Code that draws figures:
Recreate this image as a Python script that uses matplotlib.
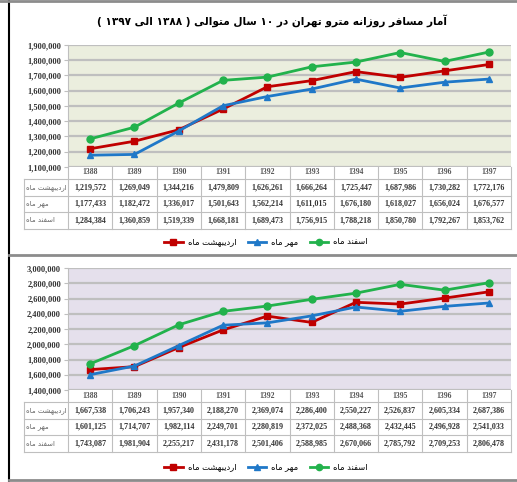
import numpy as np
import matplotlib
matplotlib.use('Agg')
import matplotlib.pyplot as plt
from matplotlib.lines import Line2D
from matplotlib.ticker import FuncFormatter

years = ['1388', '1389', '1390', '1391', '1392', '1393', '1394', '1395', '1396', '1397']
series_names = ['اردیبهشت ماه', 'مهر ماه', 'اسفند ماه']

# top chart
ordibehesht_1 = [1219572, 1269049, 1344216, 1479809, 1626261, 1666264, 1725447, 1687986, 1730282, 1772176]
mehr_1 = [1177433, 1182472, 1336017, 1501643, 1562214, 1611015, 1676180, 1618027, 1656024, 1676577]
esfand_1 = [1284384, 1360859, 1519339, 1668181, 1689473, 1756915, 1788218, 1850780, 1792267, 1853762]

# bottom chart
ordibehesht_2 = [1667538, 1706243, 1957340, 2188270, 2369074, 2286400, 2550227, 2526837, 2605334, 2687386]
mehr_2 = [1601125, 1714707, 1982114, 2249701, 2280819, 2372025, 2488368, 2432445, 2496928, 2541033]
esfand_2 = [1743087, 1981904, 2255217, 2431178, 2501406, 2588985, 2670066, 2785792, 2709253, 2806478]

title = 'آمار مسافر روزانه مترو تهران در ۱۰ سال متوالی ( ۱۳۸۸ الی ۱۳۹۷ )'

# --- small Persian shaper (matplotlib has no bidi / shaping) ---
FORMS = {
    '\u0622': ('\uFE81', '\uFE82', None, None),
    '\u0627': ('\uFE8D', '\uFE8E', None, None),
    '\u0628': ('\uFE8F', '\uFE90', '\uFE91', '\uFE92'),
    '\u062A': ('\uFE95', '\uFE96', '\uFE97', '\uFE98'),
    '\u062F': ('\uFEA9', '\uFEAA', None, None),
    '\u0631': ('\uFEAD', '\uFEAE', None, None),
    '\u0632': ('\uFEAF', '\uFEB0', None, None),
    '\u0633': ('\uFEB1', '\uFEB2', '\uFEB3', '\uFEB4'),
    '\u0634': ('\uFEB5', '\uFEB6', '\uFEB7', '\uFEB8'),
    '\u0641': ('\uFED1', '\uFED2', '\uFED3', '\uFED4'),
    '\u0644': ('\uFEDD', '\uFEDE', '\uFEDF', '\uFEE0'),
    '\u0645': ('\uFEE1', '\uFEE2', '\uFEE3', '\uFEE4'),
    '\u0646': ('\uFEE5', '\uFEE6', '\uFEE7', '\uFEE8'),
    '\u0647': ('\uFEE9', '\uFEEA', '\uFEEB', '\uFEEC'),
    '\u0648': ('\uFEED', '\uFEEE', None, None),
    '\u06CC': ('\uFBFC', '\uFBFD', '\uFBFE', '\uFBFF'),
}


def fa(s):
    out = []
    for i, c in enumerate(s):
        if c not in FORMS:
            out.append(c)
            continue
        prev = s[i - 1] if i > 0 else ''
        nxt = s[i + 1] if i < len(s) - 1 else ''
        jp = prev in FORMS and FORMS[prev][2] is not None
        jn = nxt in FORMS and FORMS[c][2] is not None
        f = FORMS[c]
        if jp and jn:
            out.append(f[3])
        elif jp:
            out.append(f[1])
        elif jn:
            out.append(f[2])
        else:
            out.append(f[0])
    vis = ''.join(out)[::-1]
    # put digit runs back in LTR order, mirror brackets
    res, run = [], ''
    for c in vis:
        if c.isdigit():
            run += c
        else:
            if run:
                res.append(run[::-1])
                run = ''
            res.append({'(': ')', ')': '('}.get(c, c))
    if run:
        res.append(run[::-1])
    return ''.join(res)


W, H = 517, 482
fig = plt.figure(figsize=(W / 100, H / 100), dpi=100)

red, blue, green = '#C00000', '#1F78C8', '#22B24C'
styles = [(red, 's'), (blue, '^'), (green, 'o')]


def panel(top, bottom, data, ylim, step, face, legend_y):
    ax = fig.add_axes([68 / W, 1 - bottom / H, (511 - 68) / W, (bottom - top) / H])
    ax.set_facecolor(face)
    x = np.arange(len(years))
    for vals, (c, m) in zip(data, styles):
        ax.plot(x, vals, color=c, marker=m, lw=2, ms=5, zorder=3)
    ax.set_xlim(-0.5, len(years) - 0.5)
    ax.set_ylim(*ylim)
    ax.set_yticks(np.arange(ylim[0], ylim[1] + 1, step))
    ax.yaxis.set_major_formatter(FuncFormatter(lambda v, p: '{:,.0f}'.format(v)))
    ax.grid(axis='y', color='#BFBFBF', lw=1.6)
    ax.set_axisbelow(True)
    for s in ['top', 'right', 'bottom']:
        ax.spines[s].set_visible(False)
    ax.spines['left'].set_color('#BFBFBF')
    ax.tick_params(axis='y', length=3, color='#BFBFBF', labelsize=6, labelcolor='#333333', pad=2)
    for lab in ax.get_yticklabels():
        lab.set_fontfamily('Liberation Serif')
        lab.set_fontweight('bold')
    ax.set_xticks([])

    # data table under the axes
    hpx = bottom - top
    tr = ax.get_xaxis_transform()
    row_px = [12, 28.5, 45, 62]  # table row borders below axis bottom (px)
    yb = [-p / hpx for p in row_px]
    lc = '#BFBFBF'
    for k in range(len(years) + 1):
        ax.add_line(Line2D([k - 0.5] * 2, [0, yb[-1]], transform=tr, color=lc, lw=0.8, clip_on=False))
    ax.add_line(Line2D([-1.5] * 2, [yb[0], yb[-1]], transform=tr, color=lc, lw=0.8, clip_on=False))
    for yy in yb:
        ax.add_line(Line2D([-1.5, len(years) - 0.5], [yy, yy], transform=tr, color=lc, lw=0.8, clip_on=False))
    for i, yr in enumerate(years):
        ax.text(i, -5.5 / hpx, yr, transform=tr, ha='center', va='center', fontsize=5.5,
                color='#555555', fontfamily='Liberation Serif', fontweight='bold')
    for r, vals in enumerate(data):
        yc = (yb[r] + yb[r + 1]) / 2
        ax.text(-1.45, yc, fa(series_names[r]), transform=tr, ha='left', va='center',
                fontsize=5, color='#666666')
        for i, v in enumerate(vals):
            ax.text(i, yc, '{:,}'.format(v), transform=tr, ha='center', va='center',
                    fontsize=5.8, color='#333333', fontfamily='Liberation Serif', fontweight='bold')

    handles = [Line2D([], [], color=c, marker=m, lw=2, ms=4.5) for c, m in styles]
    fig.legend(handles, [fa(n) for n in series_names], loc='center', ncol=3,
               bbox_to_anchor=(266 / W, 1 - legend_y / H), frameon=False, fontsize=6,
               handlelength=2.2, handletextpad=0.6, columnspacing=1.4)
    return ax


panel(45, 167, [ordibehesht_1, mehr_1, esfand_1], (1100000, 1900000), 100000, '#EBEEDE', 242)
panel(268, 390, [ordibehesht_2, mehr_2, esfand_2], (1400000, 3000000), 200000, '#E5E0EC', 467)

fig.text(272 / W, 1 - 21 / H, fa(title), ha='center', va='center', fontsize=7.6, fontweight='bold')

# frame lines
fig.add_artist(Line2D([9 / W, 9 / W], [0, 1], color='black', lw=1.5))
fig.add_artist(Line2D([9 / W, 1], [1 - 255 / H] * 2, color='#8C8C8C', lw=2))
fig.add_artist(Line2D([9 / W, 1], [1 - 480 / H] * 2, color='#8C8C8C', lw=2))
fig.add_artist(Line2D([0, 1], [1 - 1 / H] * 2, color='#8C8C8C', lw=2))

fig.savefig('out.png', dpi=100)
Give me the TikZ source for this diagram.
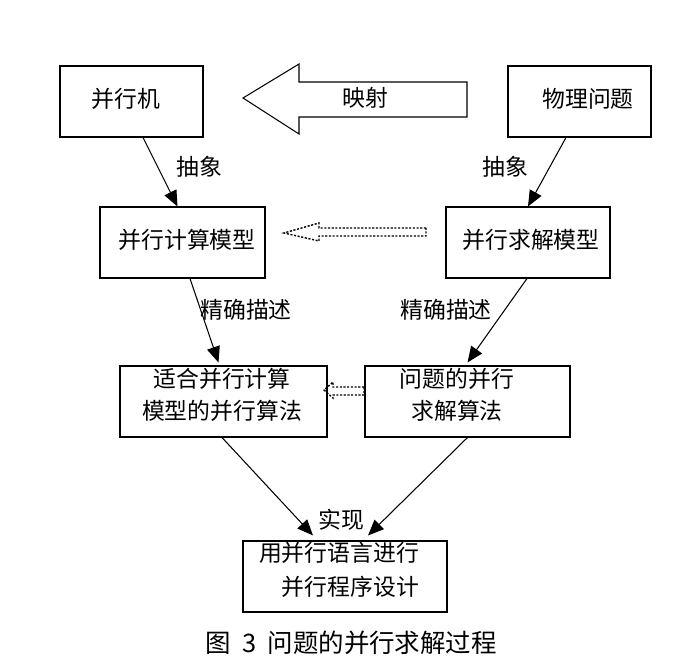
\documentclass[tikz,border=0pt]{standalone}
\usepackage{fontspec}
\setmainfont{Noto Sans CJK SC}
\usetikzlibrary{arrows.meta,calc}

\begin{document}
\begin{tikzpicture}[x=0.02cm,y=-0.02cm]
\tikzset{every node/.style={inner sep=0pt, font=\fontsize{13}{19}\selectfont},
  box/.style={draw, line width=0.6pt, minimum height=1.42cm},
  conn/.style={line width=0.6pt, -{Triangle[length=9pt,width=7.5pt]}},
  dotline/.style={line width=0.8pt, dash pattern=on 1.2pt off 0.9pt}}
\useasboundingbox (0,0) rectangle (689,672);
% boxes
\node[box, minimum width=2.86cm] (jiqi) at (131.5,101.5) {};
\node (jiqi-t) at (126,99) {并行机};
\node[box, minimum width=2.86cm] (wuli) at (579.5,101.5) {};
\node (wuli-t) at (588,99) {物理问题};
\node[box, minimum width=3.3cm] (jsmx) at (182.5,242.5) {};
\node (jsmx-t) at (187,240) {并行计算模型};
\node[box, minimum width=3.28cm] (qjmx) at (528,242.5) {};
\node (qjmx-t) at (531,240) {并行求解模型};
\node[box, minimum width=4.14cm] (shihe) at (223.5,401.5) {};
\node (shihe-t) at (222,397) {\begin{tabular}{@{}c@{}}适合并行计算\\[-0.5pt]模型的并行算法\end{tabular}};
\node[box, minimum width=4.1cm] (wenti) at (467.5,401.5) {};
\node (wenti-t) at (457,397) {\begin{tabular}{@{}c@{}}问题的并行\\[-0.5pt]求解算法\end{tabular}};
\node[box, minimum width=4.08cm] (yong) at (345,576.5) {};
\node (yong-t) at (339,572) {\begin{tabular}{@{}r@{}}用并行语言进行\\[0pt]并行程序设计\end{tabular}};

% big arrow: mapping
\draw[line width=0.6pt] (467,82) -- (299,82) -- (299,64) -- (243,98)
  -- (299,134) -- (299,117) -- (467,117) -- cycle;
\node (yingshe) at (365,98) {映射};

% dotted arrows
\draw[dotline] (426,228) -- (319,228) -- (319,223) -- (284,233)
  -- (319,241) -- (319,236) -- (426,236) -- cycle;
\draw[dotline] (364,387) -- (333,387) -- (333,382) -- (324,390)
  -- (333,398) -- (333,395) -- (364,395) -- cycle;

% connectors
\draw[conn] ($(jiqi.south)+(11.5,0)$) -- ($(jsmx.north)+(-5,0)$);
\node (chou1) at (199,167) {抽象};
\draw[conn] ($(wuli.south)+(-13.5,0)$) -- ($(qjmx.north)+(0,0)$);
\node (chou2) at (505,167) {抽象};
\draw[conn] ($(jsmx.south)+(7.5,0)$) -- ($(shihe.north)+(-5,-3)$);
\node (jq1) at (246,310) {精确描述};
\draw[conn] ($(qjmx.south)+(-1,0)$) -- ($(wenti.north)+(0,-3)$);
\node (jq2) at (446,310) {精确描述};
\draw[conn] ($(shihe.south)+(-1.5,0)$) -- ($(yong.north)+(-32,-5)$);
\draw[conn] ($(wenti.south)+(0,0)$) -- ($(yong.north)+(23,-5)$);
\node (shixian) at (341,520) {实现};

% caption
\node[font=\fontsize{14.5}{18}\selectfont] (cap) at (351,643) {图\hspace{0.45em}3\hspace{0.45em}问题的并行求解过程};
\end{tikzpicture}
\end{document}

WORK TO BE COMPLETED: Give the number of lines in the listing above that contain "this", and nothing else.

COMPLETE ANSWER: 2